PROBLEM STATEMENT
Identify each line containing the word "matplotlib" and copy it.

COLLECTED DATA
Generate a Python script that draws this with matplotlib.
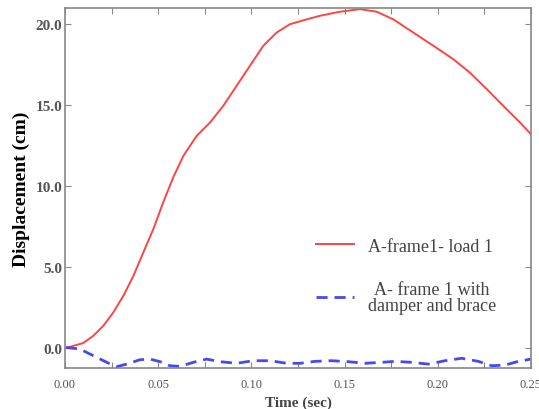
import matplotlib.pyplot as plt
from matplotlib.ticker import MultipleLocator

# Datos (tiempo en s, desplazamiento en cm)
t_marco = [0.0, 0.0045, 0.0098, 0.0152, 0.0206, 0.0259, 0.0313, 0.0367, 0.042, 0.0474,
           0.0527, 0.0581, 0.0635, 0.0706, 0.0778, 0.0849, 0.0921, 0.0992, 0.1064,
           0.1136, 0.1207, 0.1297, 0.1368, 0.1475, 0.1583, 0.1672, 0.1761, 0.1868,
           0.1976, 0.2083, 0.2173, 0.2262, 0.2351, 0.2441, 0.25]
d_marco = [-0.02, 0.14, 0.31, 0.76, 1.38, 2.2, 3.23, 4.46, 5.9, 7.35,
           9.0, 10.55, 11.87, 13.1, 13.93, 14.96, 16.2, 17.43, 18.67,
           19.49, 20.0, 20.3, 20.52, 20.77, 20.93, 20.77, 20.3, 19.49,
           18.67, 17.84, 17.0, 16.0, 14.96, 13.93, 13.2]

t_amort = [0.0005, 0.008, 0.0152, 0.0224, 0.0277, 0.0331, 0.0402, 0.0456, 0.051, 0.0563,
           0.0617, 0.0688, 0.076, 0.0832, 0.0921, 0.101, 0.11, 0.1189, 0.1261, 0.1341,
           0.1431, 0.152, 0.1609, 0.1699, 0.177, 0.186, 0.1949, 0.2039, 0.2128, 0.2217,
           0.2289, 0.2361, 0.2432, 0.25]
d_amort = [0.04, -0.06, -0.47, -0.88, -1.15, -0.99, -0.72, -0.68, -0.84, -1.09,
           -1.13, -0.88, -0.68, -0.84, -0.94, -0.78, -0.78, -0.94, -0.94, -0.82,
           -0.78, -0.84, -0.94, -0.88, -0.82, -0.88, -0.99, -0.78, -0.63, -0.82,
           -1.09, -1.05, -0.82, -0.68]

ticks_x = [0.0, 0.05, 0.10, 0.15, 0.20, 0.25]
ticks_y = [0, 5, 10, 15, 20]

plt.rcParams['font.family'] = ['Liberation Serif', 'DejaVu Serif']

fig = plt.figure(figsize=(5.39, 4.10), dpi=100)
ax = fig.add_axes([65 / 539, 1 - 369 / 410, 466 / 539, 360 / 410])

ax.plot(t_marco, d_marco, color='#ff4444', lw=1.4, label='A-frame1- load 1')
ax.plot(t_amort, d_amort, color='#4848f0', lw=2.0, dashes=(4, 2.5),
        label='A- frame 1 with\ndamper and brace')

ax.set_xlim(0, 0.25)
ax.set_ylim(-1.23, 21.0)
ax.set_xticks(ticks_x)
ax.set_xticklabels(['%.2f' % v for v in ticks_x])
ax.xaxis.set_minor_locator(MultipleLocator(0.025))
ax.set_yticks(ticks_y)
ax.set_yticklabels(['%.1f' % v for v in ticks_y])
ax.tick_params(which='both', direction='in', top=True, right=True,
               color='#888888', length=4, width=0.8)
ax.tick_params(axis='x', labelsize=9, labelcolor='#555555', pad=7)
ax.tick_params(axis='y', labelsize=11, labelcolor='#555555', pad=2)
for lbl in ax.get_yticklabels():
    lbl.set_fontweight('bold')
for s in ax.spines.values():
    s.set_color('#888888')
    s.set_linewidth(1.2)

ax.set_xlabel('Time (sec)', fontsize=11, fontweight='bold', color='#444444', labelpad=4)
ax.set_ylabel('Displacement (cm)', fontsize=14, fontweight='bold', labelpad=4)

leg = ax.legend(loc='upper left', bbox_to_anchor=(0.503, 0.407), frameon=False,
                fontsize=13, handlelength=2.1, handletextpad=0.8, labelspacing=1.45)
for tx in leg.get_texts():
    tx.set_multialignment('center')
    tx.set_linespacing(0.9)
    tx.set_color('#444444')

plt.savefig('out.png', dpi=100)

WORKED ANSWER
Generate a Python script that draws this with matplotlib.
import matplotlib.pyplot as plt
from matplotlib.ticker import MultipleLocator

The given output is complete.